All of these changes take work, and some of them come with up-front costs — which is another reason why How to Stop Worrying and Start Living never really took off as a self-help text. Still, it’s an extremely good template to help you prepare for the uncertainty of the next 30 years.

Why save? I’m retired. You can’t take it with you …

No, you can’t. As long as you have enough set aside to cover your expenses for the rest of your estimated lifespan (factoring in inflation, naturally), as well as any money you may need for end-of-life care (which is more expensive than many people realize), you can spend the rest on personal indulgences if you want!

That said, I’d advise you to stop thinking about taking it with you and start thinking about how you can give back. Do you really want your life’s work to end up in the pockets of Amazon and Margaritaville? Isn’t there someone a little closer to home who might benefit from your legacy?

If you have family or a community of friends who have provided comfort, support, and connection throughout your life, for example, ask yourself whether you have the extra resources to provide support in return. Some people leave an inheritance; other people make financial gifts while they’re still alive. If you’d rather not use financial resources, consider giving your time. Driving a friend to a medical appointment, sitting with them as they meet their medical team, and taking notes on the recommended treatment plans are some of the best things you can do for someone you love.

If you don’t have a lot of close family or friends at the moment, consider supporting an organization or a local cause, and consider volunteering to start making a few more in-person connections. They’ll be worth more than you realize, especially as the decades continue to progress.

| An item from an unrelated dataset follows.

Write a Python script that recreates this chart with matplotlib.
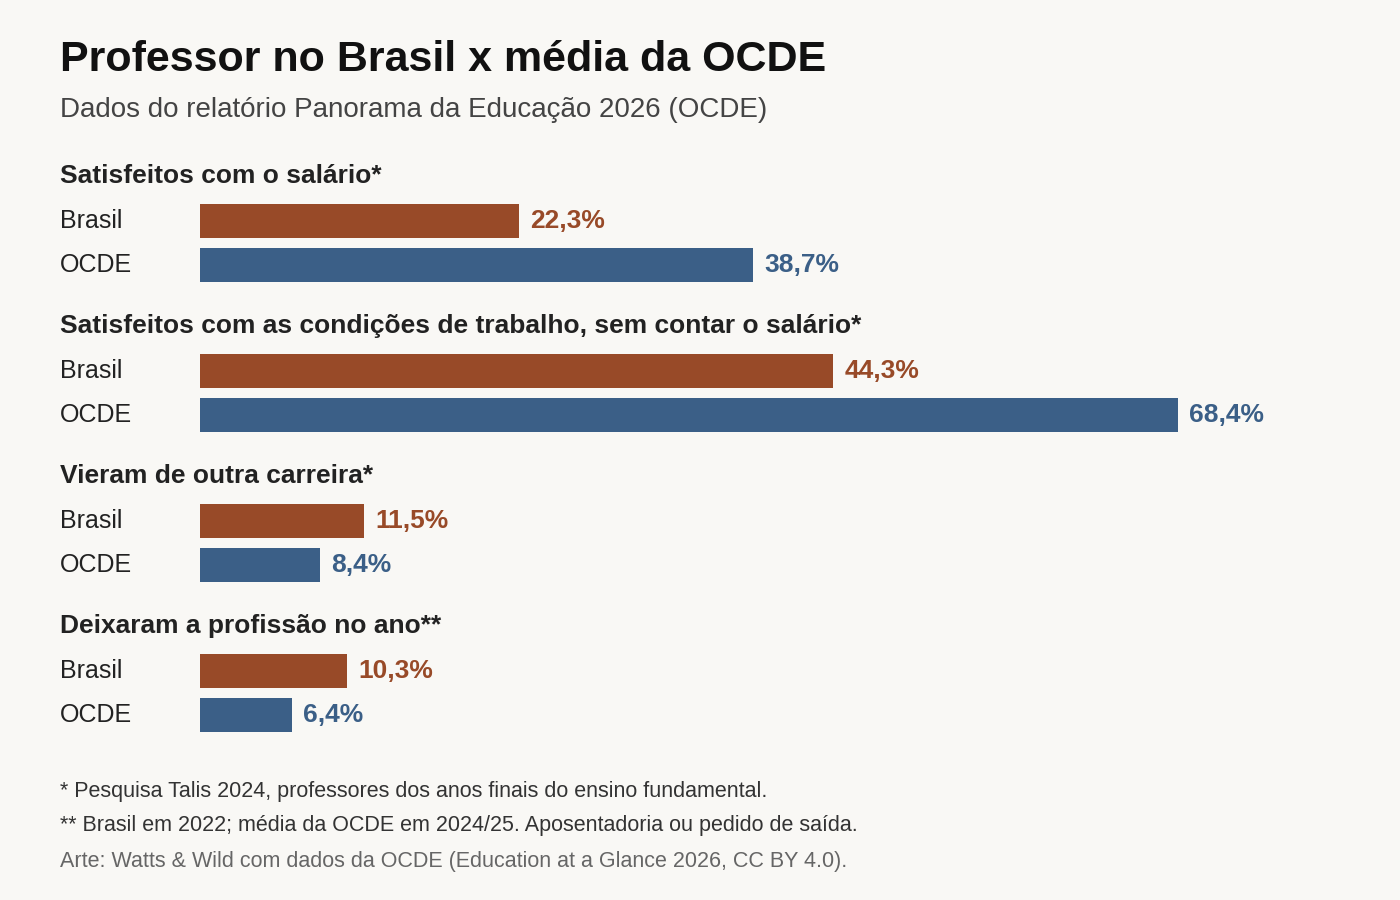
import matplotlib
matplotlib.use("Agg")
import matplotlib.pyplot as plt

sections = ["Satisfeitos com o salário*",
            "Satisfeitos com as condições de trabalho, sem contar o salário*",
            "Vieram de outra carreira*",
            "Deixaram a profissão no ano**"]
brasil = [22.3, 44.3, 11.5, 10.3]
ocde = [38.7, 68.4, 8.4, 6.4]
series_labels = ["Brasil", "OCDE"]
colors = ["#984a28", "#3b5f87"]

plt.rcParams['font.family'] = ['Liberation Sans', 'DejaVu Sans']
W, H = 1400, 900
fig = plt.figure(figsize=(14, 9), dpi=100, facecolor="#f9f8f5")
ax = fig.add_axes([0, 0, 1, 1])
ax.set_facecolor("#f9f8f5")
scale = 14.3  # px per percent
ax.set_xlim(-200 / scale, (W - 200) / scale)
ax.set_ylim(H, 0)
ax.axis("off")
x_lab = -140 / scale

fig.text(60 / W, 1 - 60 / H, "Professor no Brasil x média da OCDE", fontsize=31,
         fontweight="bold", color="#111111", va="center")
fig.text(60 / W, 1 - 110 / H, "Dados do relatório Panorama da Educação 2026 (OCDE)",
         fontsize=20, color="#444444", va="center")

for i, sec in enumerate(sections):
    y0 = 176 + 150 * i
    ax.text(x_lab, y0, sec, fontsize=19, fontweight="bold", color="#222222", va="center")
    for j, vals in enumerate([brasil, ocde]):
        yc = y0 + 45 + 44 * j
        v = vals[i]
        ax.barh(yc, v, height=34, left=0, color=colors[j])
        ax.text(x_lab, yc, series_labels[j], fontsize=18, color="#222222", va="center")
        ax.text(v + 11 / scale, yc, f"{v:.1f}%".replace(".", ","), fontsize=19,
                fontweight="bold", color=colors[j], va="center")

fig.text(60 / W, 1 - 792 / H, "* Pesquisa Talis 2024, professores dos anos finais do ensino fundamental.",
         fontsize=15.5, color="#333333", va="center")
fig.text(60 / W, 1 - 825 / H, "** Brasil em 2022; média da OCDE em 2024/25. Aposentadoria ou pedido de saída.",
         fontsize=15.5, color="#333333", va="center")
fig.text(60 / W, 1 - 862 / H, "Arte: Watts & Wild com dados da OCDE (Education at a Glance 2026, CC BY 4.0).",
         fontsize=15.5, color="#666666", va="center")

fig.savefig("out.png", dpi=100, facecolor=fig.get_facecolor())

There’s one more factor to consider, and that’s whether you might be eligible for Medicaid in your later years. If you’re thinking about Medicaid as an option, perhaps after spending down the last of your savings, you may want to set up a meeting with a financial adviser to discuss how to ethically take advantage of this government aid program. Medicaid is designed to help lower-income households access medical care, and many older Americans use both Medicaid and Medicare (a federal health insurance program) to help them manage the expenses associated with advanced aging.

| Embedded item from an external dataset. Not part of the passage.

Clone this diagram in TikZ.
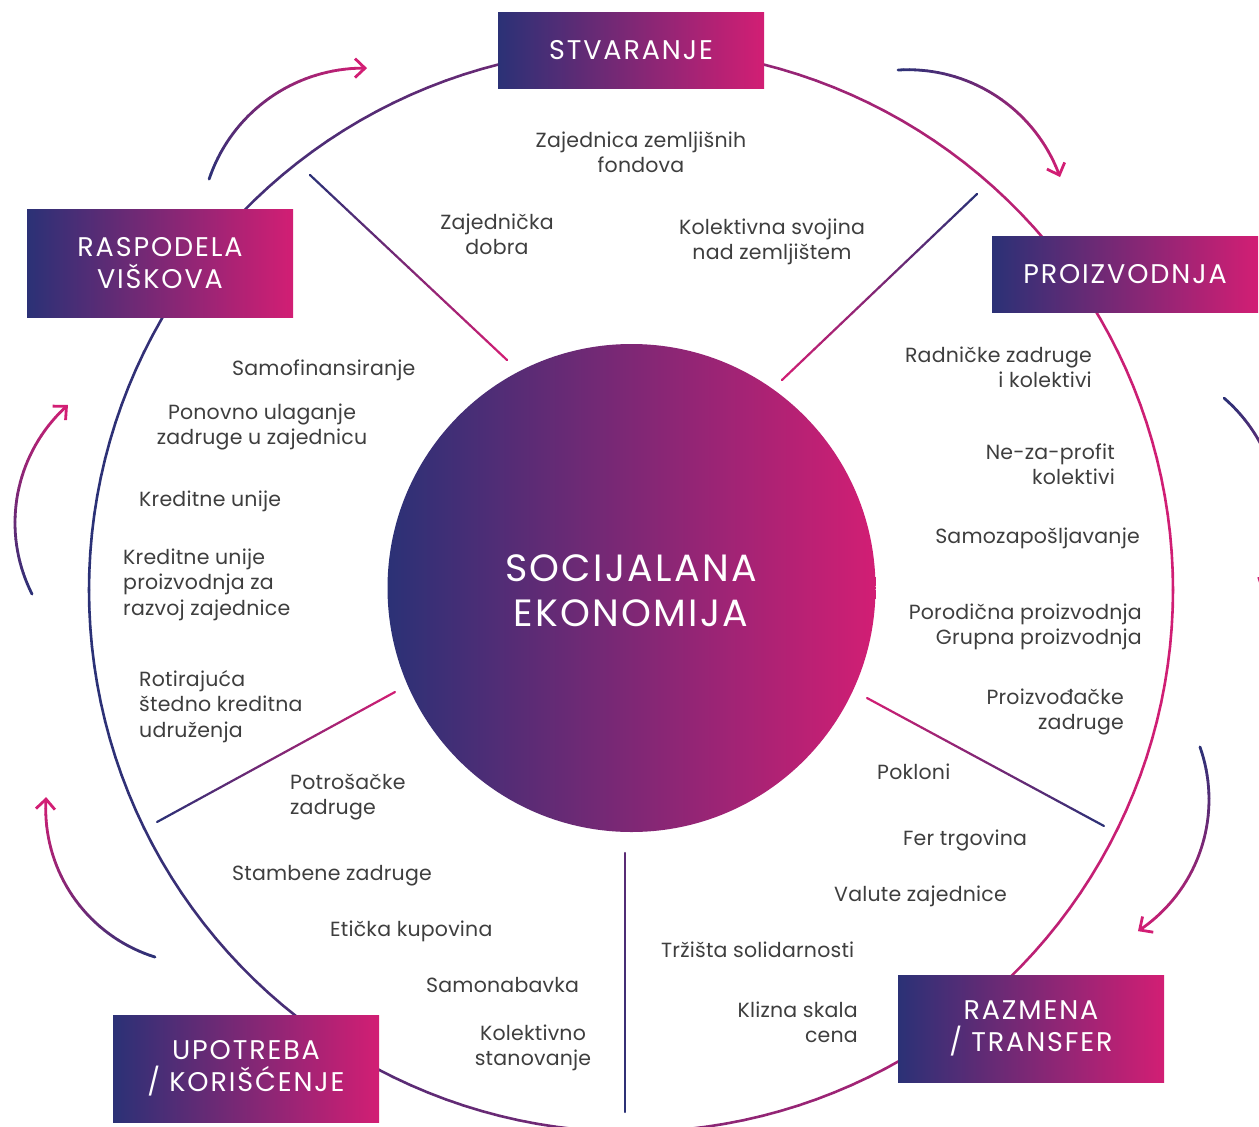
\documentclass[tikz,border=0pt]{standalone}
\usepackage{fontspec}
\setmainfont{Poppins}
\newfontfamily\boxfont{Poppins}[LetterSpace=7]
\newfontfamily\lblfont{Poppins}[LetterSpace=1]
\newfontfamily\corefont{Poppins}[LetterSpace=6]
\usetikzlibrary{arrows.meta,calc}
\definecolor{navyC}{RGB}{43,49,118}
\definecolor{magC}{RGB}{210,30,116}
\definecolor{txtC}{RGB}{62,62,62}
\tikzset{
  stagebox/.style={rectangle, minimum width=266pt, inner sep=0pt, left color=navyC, right color=magC,
    draw=none, text=white, align=center, font=\boxfont\fontsize{27}{32}\selectfont},
  lbl/.style={text=txtC, inner sep=0pt, font=\lblfont\fontsize{20.5}{25.5}\selectfont},
  ringseg/.style={line width=2.6pt, line cap=round},
  spokeseg/.style={line width=2.2pt, line cap=round},
  cycseg/.style={line width=2.8pt, line cap=round},
}
% gradient straight line: from #1 to #2, colour from navy (0) to #3 percent magenta
\newcommand\gradline[3]{%
  \foreach \i in {1,...,30}{%
    \pgfmathsetmacro\fa{(\i-1)/30}%
    \pgfmathsetmacro\fb{\i/30}%
    \pgfmathtruncatemacro\tt{#3*(\i-0.5)/30}%
    \draw[spokeseg, draw=magC!\tt!navyC] ($(#1)!\fa!(#2)$) -- ($(#1)!\fb!(#2)$);
  }%
}
\newcommand\gradarc[4]{%
  \foreach \i in {1,...,36}{%
    \pgfmathsetmacro\aa{#3+(#4-#3)*(\i-1)/36}%
    \pgfmathsetmacro\ab{#3+(#4-#3)*\i/36}%
    \pgfmathtruncatemacro\tt{100*(\i-0.5)/36}%
    \ifnum\i<36
      \draw[cycseg, draw=magC!\tt!navyC] ($(#1)+(\aa:#2)$) -- ($(#1)+(\ab:#2)$);
    \else
      \draw[cycseg, draw=magC, -{Straight Barb[length=10pt,width=19pt]}] ($(#1)+(\aa:#2)$) -- ($(#1)+(\ab:#2)$);
    \fi
  }%
}
\begin{document}
\begin{tikzpicture}[x=1pt,y=-1pt]
\path[use as bounding box] (0,0) rectangle (1259,1127);
\clip (0,0) rectangle (1259,1127);

% centres
\coordinate (oc) at (631,590);
\coordinate (a1c) at (363.6,231.1);
\coordinate (a2c) at (907.9,231.2);
\coordinate (a3c) at (1119.5,519.2);
\coordinate (a4c) at (1051.5,799.5);
\coordinate (a5c) at (201.3,808.5);
\coordinate (a6c) at (172.6,522.8);

% outer ring
\foreach \a in {0,2,...,358}{%
  \pgfmathtruncatemacro\tt{50+50*cos(\a+1)}%
  \pgfmathsetmacro\b{\a+2}%
  \draw[ringseg, draw=magC!\tt!navyC] ($(oc)+(\a:542)$) -- ($(oc)+(\b:542)$);
}

% cycle arrows
\gradarc{a1c}{163}{198.6}{271.2}
\gradarc{a2c}{161.5}{266.5}{340.4}
\gradarc{a3c}{160}{-49.2}{27.1}
\gradarc{a4c}{157.5}{-19.5}{56.7}
\gradarc{a5c}{155.6}{107.3}{184.2}
\gradarc{a6c}{157.6}{153.1}{228.4}

% spokes
\coordinate (s1o) at (310,175);  \coordinate (s1i) at (507,360);
\coordinate (s2o) at (977,194);  \coordinate (s2i) at (782,380);
\coordinate (s3o) at (1104,826); \coordinate (s3i) at (867,698);
\coordinate (s4o) at (625,1112); \coordinate (s4i) at (625,853);
\coordinate (s5o) at (157,822);  \coordinate (s5i) at (395,692);
\gradline{s1o}{s1i}{100}
\gradline{s2o}{s2i}{100}
\gradline{s3o}{s3i}{100}
\gradline{s4o}{s4i}{30}
\gradline{s5o}{s5i}{100}

% central circle
\node[circle, minimum size=488pt, inner sep=0pt, left color=navyC, right color=magC] (core) at (631.5,588) {};
\node[text=white, align=center, inner sep=0pt, font=\corefont\fontsize{38}{45}\selectfont, anchor=base] (coretxt) at (631,626) {SOCIJALANA\\EKONOMIJA};

% stage boxes
\node[stagebox, minimum height=76pt] (bS) at (631,50) {STVARANJE};
\node[stagebox, minimum height=76pt] (bP) at (1125,274) {PROIZVODNJA};
\node[stagebox, minimum height=107pt] (bR) at (1031,1028.5) {RAZMENA\\/ TRANSFER};
\node[stagebox, minimum height=107pt] (bU) at (246,1068.5) {UPOTREBA\\/ KORIŠĆENJE};
\node[stagebox, minimum height=108pt] (bV) at (160,263) {RASPODELA\\VIŠKOVA};

% top sector (anchor = baseline of last line)
\node[lbl, align=center, anchor=base] (t1) at (641,172.5) {Zajednica zemljišnih\\fondova};
\node[lbl, align=center, anchor=base] (t2) at (497,254.5) {Zajednička\\dobra};
\node[lbl, align=center, anchor=base] (t3) at (772,259.5) {Kolektivna svojina\\nad zemljištem};

% right sector
\node[lbl, align=right, anchor=base east] (r1) at (1092,387.5) {Radničke zadruge\\i kolektivi};
\node[lbl, align=right, anchor=base east] (r2) at (1115,484.5) {Ne-za-profit\\kolektivi};
\node[lbl, align=right, anchor=base east] (r3) at (1140,543) {Samozapošljavanje};
\node[lbl, align=right, anchor=base east] (r4) at (1142,644.5) {Porodična proizvodnja\\Grupna proizvodnja};
\node[lbl, align=right, anchor=base east] (r5) at (1124,729.5) {Proizvođačke\\zadruge};

% lower right sector
\node[lbl, anchor=base west] (b1) at (877,779) {Pokloni};
\node[lbl, anchor=base west] (b2) at (903,845) {Fer trgovina};
\node[lbl, anchor=base west] (b3) at (834,901) {Valute zajednice};
\node[lbl, anchor=base west] (b4) at (661,957) {Tržišta solidarnosti};
\node[lbl, align=right, anchor=base east] (b5) at (858,1042.5) {Klizna skala\\cena};

% lower left sector
\node[lbl, align=left, anchor=base west] (l1) at (290,814.5) {Potrošačke\\zadruge};
\node[lbl, anchor=base west] (l2) at (232,880) {Stambene zadruge};
\node[lbl, anchor=base west] (l3) at (330,936) {Etička kupovina};
\node[lbl, anchor=base west] (l4) at (426,992) {Samonabavka};
\node[lbl, align=center, anchor=base] (l5) at (533,1065.5) {Kolektivno\\stanovanje};

% left sector
\node[lbl, anchor=base west] (v1) at (232,375) {Samofinansiranje};
\node[lbl, align=center, anchor=base] (v2) at (262,444.5) {Ponovno ulaganje\\zadruge u zajednicu};
\node[lbl, anchor=base west] (v3) at (139,506) {Kreditne unije};
\node[lbl, align=left, anchor=base west] (v4) at (123,615) {Kreditne unije\\proizvodnja za\\razvoj zajednice};
\node[lbl, align=left, anchor=base west] (v5) at (139,737) {Rotirajuća\\štedno kreditna\\udruženja};
\end{tikzpicture}
\end{document}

That said, accessing Medicaid could place a burden on your surviving family members. Many people don’t realize that Medicaid may be able to claim any remaining financial assets to cover the costs of providing end-of-life care, including real estate. The recent New York Times article “When Medicaid Comes After the Family Home” offers a good summary of what to expect, so read that carefully and include it in your long-term financial planning. It’s also worth remembering that the infamous Medicaid five-year “Look-Back Period” prevents people from gifting or donating their assets immediately before applying for benefits. Some people set up trusts to preserve their assets while remaining eligible for Medicaid, but this is the sort of issue that you’ll need to discuss with a professional.

All I can tell you, as an advice columnist, is to think carefully about where you want your money to go since you already know that you can’t take it with you — and to have conversations with family members and financial professionals to ensure that any remaining assets are distributed in a way that feels meaningful to you and the people you love.